Connected Car Race Heats Up in India

Image credit: iStockphoto/metamorworks

India is shaping up as a key market for next-generation connected vehicles, with MG Motors introducing self-driving technology on new vehicles in August 2021.

MG, now owned by China state-owned SAIC Motor, has introduced the MG Astor with Level 2 self-driving technology for steering and speed control.

The MG will go up against Mercedes and Volvo models with self-driving technology in the Indian market, at less than half the price of its rivals.

There are five levels of self-driving from 0 to 5, with Level 2 cars coming equipped with an ADAS or advanced driver assistance system that can simultaneously control steering and speed.

The MG Astor also comes with a ‘Digital Passport,’ built by Indian developer Koinearth, which stores driving data from sensors in a blockchain-based platform that can inform the resale value of the vehicle and insurance premiums.

Koinearth is one of as many as 180 startups engaged by MG to develop new technologies for its models, including engineering institutes such as IIT Delhi. Another collaboration is with a startup called Park+, which offers digital parking solutions.

MG expects to double its sales to 7000 units per month with the launch of the Astor and says this number would be higher if not for the semiconductor shortage.

Mercedes is expected to launch a Level 3 vehicle in India following a global launch later this year. At the same time, a local manufacturer — Mahindra — has announced that its new SUV will come with ADAS, among other technologies.

Mahindra is collaborating with Bosch India to develop a new self-driving platform called AdrenoX Connect.

Last month, South Korea’s Kia Motors claimed it had sold more than 150,000 vehicles with connected software in India over the last two years, although these were at Level 1.

According to Frost & Sullivan, global sales of new connected vehicles will reach 50 million units in 2021, up 8% in 2020.

The analysts see demand for features such as bio-based health monitoring and non-touch-based haptics – technology stimulated by motion - such as gesture recognition.

“Over the next three to five years, automakers have to evaluate ideal software strategies to stay relevant and compete, which requires a fundamental overhauling of electrical and electronic architecture, operating systems, and could competencies,” said a Frost & Sullivan report.

In other connected car news, ninety companies — including majors Toyota and Nissan — have announced forming a consortium to protect connected cars from cyber attacks. 

Other members include Trend Micro, NTT Communications, and parts makers Denso and Panasonic.

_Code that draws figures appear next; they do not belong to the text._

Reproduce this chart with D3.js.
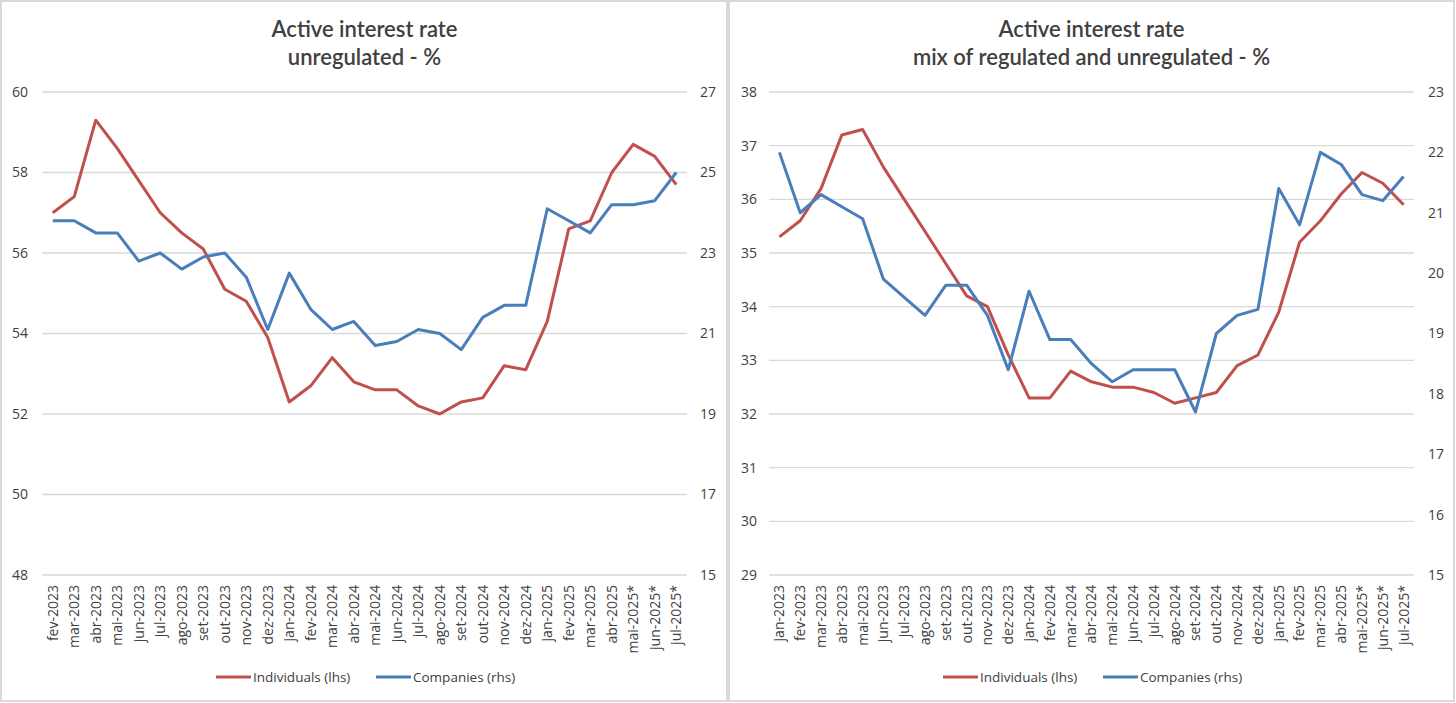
<!DOCTYPE html>
<html>
<head>
<meta charset="utf-8">
<script src="https://cdn.jsdelivr.net/npm/d3@7/dist/d3.min.js"></script>
<style>
  html, body { margin: 0; padding: 0; background: #fff; }
  svg { display: block; font-family: "Open Sans", Lato, sans-serif; }
</style>
</head>
<body>
<svg id="chart" width="1456" height="703"></svg>
<script>
// ---- Left chart data (unregulated) ----
const leftCategories = ["fev-2023","mar-2023","abr-2023","mai-2023","jun-2023","jul-2023","ago-2023","set-2023","out-2023","nov-2023","dez-2023","jan-2024","fev-2024","mar-2024","abr-2024","mai-2024","jun-2024","jul-2024","ago-2024","set-2024","out-2024","nov-2024","dez-2024","jan-2025","fev-2025","mar-2025","abr-2025","mai-2025*","jun-2025*","jul-2025*"];
const leftIndividuals = [57.0,57.4,59.3,58.6,57.8,57.0,56.5,56.1,55.1,54.8,53.9,52.3,52.7,53.4,52.8,52.6,52.6,52.2,52.0,52.3,52.4,53.2,53.1,54.3,56.6,56.8,58.0,58.7,58.4,57.7];
const leftCompanies = [23.8,23.8,23.5,23.5,22.8,23.0,22.6,22.9,23.0,22.4,21.1,22.5,21.6,21.1,21.3,20.7,20.8,21.1,21.0,20.6,21.4,21.7,21.7,24.1,23.8,23.5,24.2,24.2,24.3,25.0];
const leftLhsTicks = [48,50,52,54,56,58,60];
const leftRhsTicks = [15,17,19,21,23,25,27];

// ---- Right chart data (mix of regulated and unregulated) ----
const rightCategories = ["jan-2023","fev-2023","mar-2023","abr-2023","mai-2023","jun-2023","jul-2023","ago-2023","set-2023","out-2023","nov-2023","dez-2023","jan-2024","fev-2024","mar-2024","abr-2024","mai-2024","jun-2024","jul-2024","ago-2024","set-2024","out-2024","nov-2024","dez-2024","jan-2025","fev-2025","mar-2025","abr-2025","mai-2025*","jun-2025*","jul-2025*"];
const rightIndividuals = [35.3,35.6,36.2,37.2,37.3,36.6,36.0,35.4,34.8,34.2,34.0,33.1,32.3,32.3,32.8,32.6,32.5,32.5,32.4,32.2,32.3,32.4,32.9,33.1,33.9,35.2,35.6,36.1,36.5,36.3,35.9];
const rightCompanies = [22.0,21.0,21.3,21.1,20.9,19.9,19.6,19.3,19.8,19.8,19.3,18.4,19.7,18.9,18.9,18.5,18.2,18.4,18.4,18.4,17.7,19.0,19.3,19.4,21.4,20.8,22.0,21.8,21.3,21.2,21.6];
const rightLhsTicks = [29,30,31,32,33,34,35,36,37,38];
const rightRhsTicks = [15,16,17,18,19,20,21,22,23];

const seriesNames = ["Individuals (lhs)", "Companies (rhs)"];
const titlesLeft = ["Active interest rate", "unregulated - %"];
const titlesRight = ["Active interest rate", "mix of regulated and unregulated - %"];

const RED = "#C0504D";
const BLUE = "#4A7EBB";
const TEXT = "#404040";
const TITLE = "#404040";
const GRID = "#D9D9D9";
const LABEL_FONT = "'Open Sans', sans-serif";

const svg = d3.select("#chart");

// Panel borders
svg.append("rect").attr("x", 1).attr("y", 1).attr("width", 726).attr("height", 700)
  .attr("fill", "#fff").attr("stroke", GRID).attr("stroke-width", 2);
svg.append("rect").attr("x", 729).attr("y", 1).attr("width", 725).attr("height", 700)
  .attr("fill", "#fff").attr("stroke", GRID).attr("stroke-width", 2);

function drawPanel(cfg) {
  const g = svg.append("g");
  const x = d3.scaleBand().domain(cfg.categories).range([cfg.x0, cfg.x1]);
  const yL = d3.scaleLinear().domain(d3.extent(cfg.lhsTicks)).range([575, 92]);
  const yR = d3.scaleLinear().domain(d3.extent(cfg.rhsTicks)).range([575, 92]);

  // Titles
  cfg.titles.forEach((t, i) => {
    g.append("text").attr("x", (cfg.x0 + cfg.x1) / 2).attr("y", 37 + i * 28)
      .attr("text-anchor", "middle").attr("fill", TITLE)
      .attr("font-family", "Lato, sans-serif")
      .attr("font-size", 22).attr("font-weight", 600).text(t);
  });

  // Gridlines (lhs)
  g.append("g").selectAll("line").data(cfg.lhsTicks).join("line")
    .attr("x1", cfg.x0).attr("x2", cfg.x1)
    .attr("y1", d => yL(d)).attr("y2", d => yL(d))
    .attr("stroke", GRID).attr("stroke-width", 1.3);

  // Left axis
  const axL = d3.axisLeft(yL).tickValues(cfg.lhsTicks).tickSize(0).tickPadding(0);
  const gL = g.append("g").attr("transform", `translate(${cfg.lhsLabelX},0)`).call(axL);
  gL.select(".domain").remove();
  gL.selectAll("text").attr("fill", TEXT).attr("font-size", 14).attr("text-anchor", "middle")
    .attr("font-family", LABEL_FONT);

  // Right axis
  const axR = d3.axisRight(yR).tickValues(cfg.rhsTicks).tickSize(0).tickPadding(0);
  const gR = g.append("g").attr("transform", `translate(${cfg.rhsLabelX},0)`).call(axR);
  gR.select(".domain").remove();
  gR.selectAll("text").attr("fill", TEXT).attr("font-size", 14).attr("text-anchor", "middle")
    .attr("font-family", LABEL_FONT);

  // X axis labels
  const axX = d3.axisBottom(x).tickSize(0).tickPadding(0);
  const gX = g.append("g").attr("transform", `translate(0,${585})`).call(axX);
  gX.select(".domain").remove();
  gX.selectAll("text")
    .attr("fill", TEXT).attr("font-size", 14).attr("font-family", LABEL_FONT)
    .attr("text-anchor", "end")
    .attr("transform", "rotate(-90)").attr("x", 0).attr("y", 0)
    .attr("dy", "0.35em");

  const cx = d => x(d) + x.bandwidth() / 2;
  const lineL = d3.line().x((d, i) => cx(cfg.categories[i])).y(d => yL(d));
  const lineR = d3.line().x((d, i) => cx(cfg.categories[i])).y(d => yR(d));

  g.append("path").datum(cfg.individuals).attr("d", lineL)
    .attr("fill", "none").attr("stroke", RED).attr("stroke-width", 3).attr("stroke-linejoin", "round");
  g.append("path").datum(cfg.companies).attr("d", lineR)
    .attr("fill", "none").attr("stroke", BLUE).attr("stroke-width", 3).attr("stroke-linejoin", "round");

  // Legend
  const leg = g.append("g");
  const items = [
    {name: seriesNames[0], color: RED, x: cfg.legendX},
    {name: seriesNames[1], color: BLUE, x: cfg.legendX + 160}
  ];
  items.forEach(it => {
    leg.append("line").attr("x1", it.x).attr("x2", it.x + 35).attr("y1", 677).attr("y2", 677)
      .attr("stroke", it.color).attr("stroke-width", 3);
    leg.append("text").attr("x", it.x + 37).attr("y", 677).attr("dy", "0.35em")
      .attr("fill", TEXT).attr("font-size", 13.5).attr("font-family", LABEL_FONT).text(it.name);
  });
}

drawPanel({
  categories: leftCategories, individuals: leftIndividuals, companies: leftCompanies,
  lhsTicks: leftLhsTicks, rhsTicks: leftRhsTicks, titles: titlesLeft,
  x0: 42, x1: 687, lhsLabelX: 20, rhsLabelX: 708, legendX: 216
});
drawPanel({
  categories: rightCategories, individuals: rightIndividuals, companies: rightCompanies,
  lhsTicks: rightLhsTicks, rhsTicks: rightRhsTicks, titles: titlesRight,
  x0: 769, x1: 1414, lhsLabelX: 749, rhsLabelX: 1436, legendX: 943
});
</script>
</body>
</html>
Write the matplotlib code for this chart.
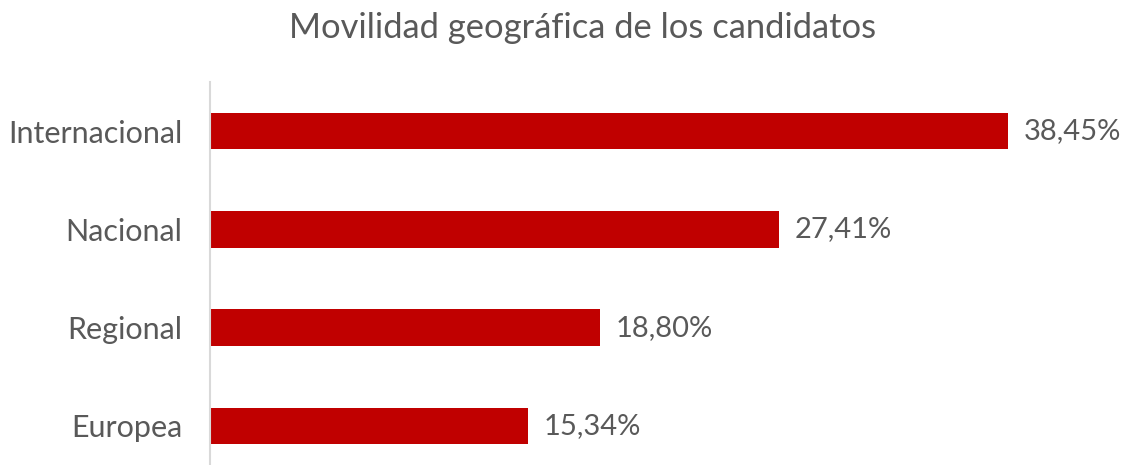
import matplotlib.pyplot as plt

plt.rcParams['font.family'] = ['Lato', 'DejaVu Sans']

categorias = ["Europea", "Regional", "Nacional", "Internacional"]
valores = [15.34, 18.80, 27.41, 38.45]
etiquetas = ["15,34%", "18,80%", "27,41%", "38,45%"]

gris = "#595959"
rojo = "#C00000"

fig = plt.figure(figsize=(11.28, 4.65), dpi=100)
ax = fig.add_axes([210 / 1128, 0, 1 - 210 / 1128, 383 / 465])

pos = range(len(categorias))
ax.barh(pos, valores, height=0.37, color=rojo)
for p, v, t in zip(pos, valores, etiquetas):
    ax.text(v + 0.75, p, t, va="center", ha="left", fontsize=21, color=gris)

ax.set_xlim(0, 918 / (798 / 38.45))
ax.set_ylim(-0.398, 3.5)
ax.set_yticks(list(pos))
ax.set_yticklabels(categorias, fontsize=22, color=gris)
ax.tick_params(axis="y", length=0, pad=20)
ax.set_xticks([])
for s in ["top", "right", "bottom"]:
    ax.spines[s].set_visible(False)
ax.spines["left"].set_color("#D9D9D9")
ax.spines["left"].set_linewidth(1.5)

fig.text(0.5164, 0.94, "Movilidad geográfica de los candidatos", ha="center", va="center",
         fontsize=24.8, color=gris)

fig.savefig("out.png", dpi=100)
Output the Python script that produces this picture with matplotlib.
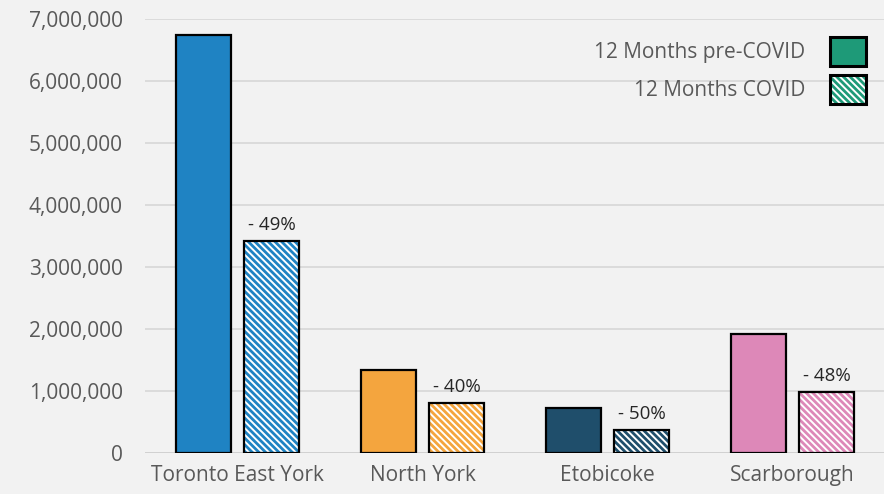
import matplotlib
matplotlib.use('Agg')
import matplotlib.pyplot as plt
import numpy as np
from matplotlib.patches import Patch
from matplotlib.ticker import FuncFormatter

plt.rcParams['font.family'] = ['Open Sans', 'DejaVu Sans']
plt.rcParams['hatch.linewidth'] = 2.0

districts = ["Toronto East York", "North York", "Etobicoke", "Scarborough"]
pre_covid = [6740000, 1340000, 730000, 1920000]
covid = [3420000, 810000, 370000, 980000]
changes = ["- 49%", "- 40%", "- 50%", "- 48%"]
colors = ["#1f83c3", "#f4a53e", "#1f4e6b", "#dd88b8"]

bg = "#f2f2f2"
fig = plt.figure(figsize=(8.84, 4.94), dpi=100, facecolor=bg)
ax = fig.add_axes([0.164, 0.083, 0.837, 0.8785], facecolor=bg)

x = np.arange(len(districts))
w = 0.30
off = 0.184
hatch = "\\\\\\\\\\"

for i in range(len(districts)):
  ax.bar(x[i] - off, pre_covid[i], w, color=colors[i], edgecolor="black", linewidth=1.6, zorder=3)
  ax.bar(x[i] + off, covid[i], w, color="white", edgecolor=colors[i], hatch=hatch, linewidth=0, zorder=3)
  ax.bar(x[i] + off, covid[i], w, fill=False, edgecolor="black", linewidth=1.6, zorder=4)
  ax.text(x[i] + off, covid[i] + 110000, changes[i], ha="center", va="bottom", fontsize=13.5, color="#262626")

ax.set_ylim(0, 7000000)
ax.set_xlim(-0.5, 3.5)
ax.set_yticks(np.arange(0, 7000001, 1000000))
ax.yaxis.set_major_formatter(FuncFormatter(lambda v, p: "{:,.0f}".format(v)))
ax.set_xticks(x)
ax.set_xticklabels(districts, fontsize=15, color="#595959")
ax.tick_params(axis="y", labelsize=15, labelcolor="#595959", length=0, pad=16)
ax.tick_params(axis="x", length=0, pad=9)
ax.grid(axis="y", color="#d9d9d9", linewidth=1.3, zorder=0)
ax.axhline(0, color="#d0d0d0", linewidth=2, zorder=2)
for s in ax.spines.values():
  s.set_visible(False)

legend_color = "#1e9a78"
h1 = Patch(facecolor=legend_color, edgecolor="black", linewidth=2.2)
h2 = (Patch(facecolor="white", edgecolor=legend_color, hatch=hatch, linewidth=0),
      Patch(fill=False, edgecolor="black", linewidth=2.2))
ax.legend([h1, h2], ["12 Months pre-COVID", "12 Months COVID"], loc="upper right",
          bbox_to_anchor=(866 / 884, 1 - 37 / 494), bbox_transform=fig.transFigure,
          borderpad=0, borderaxespad=0, markerfirst=False, frameon=False,
          handlelength=1.75, handleheight=1.75, labelspacing=0.43, handletextpad=1.15,
          fontsize=15, labelcolor="#595959")

fig.savefig("out.png", dpi=100, facecolor=bg)
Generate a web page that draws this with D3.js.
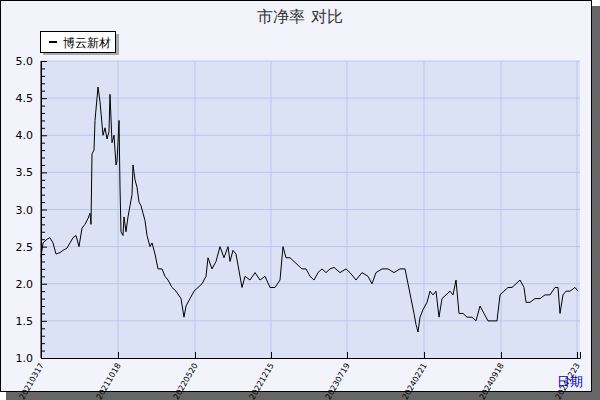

Meanwhile, the Chinese government has announced that automakers must store locally connected vehicle data inside the country as part of what it says is a move to strengthen data protection guidelines.

Around 15% of passenger vehicles sold in China in 2020, or some three million vehicles, had some Level 2 autonomous features.

Tesla has also announced a new data center in China to store data from vehicles sold there after its vehicles were banned from government establishments on fears they could be used to gather data.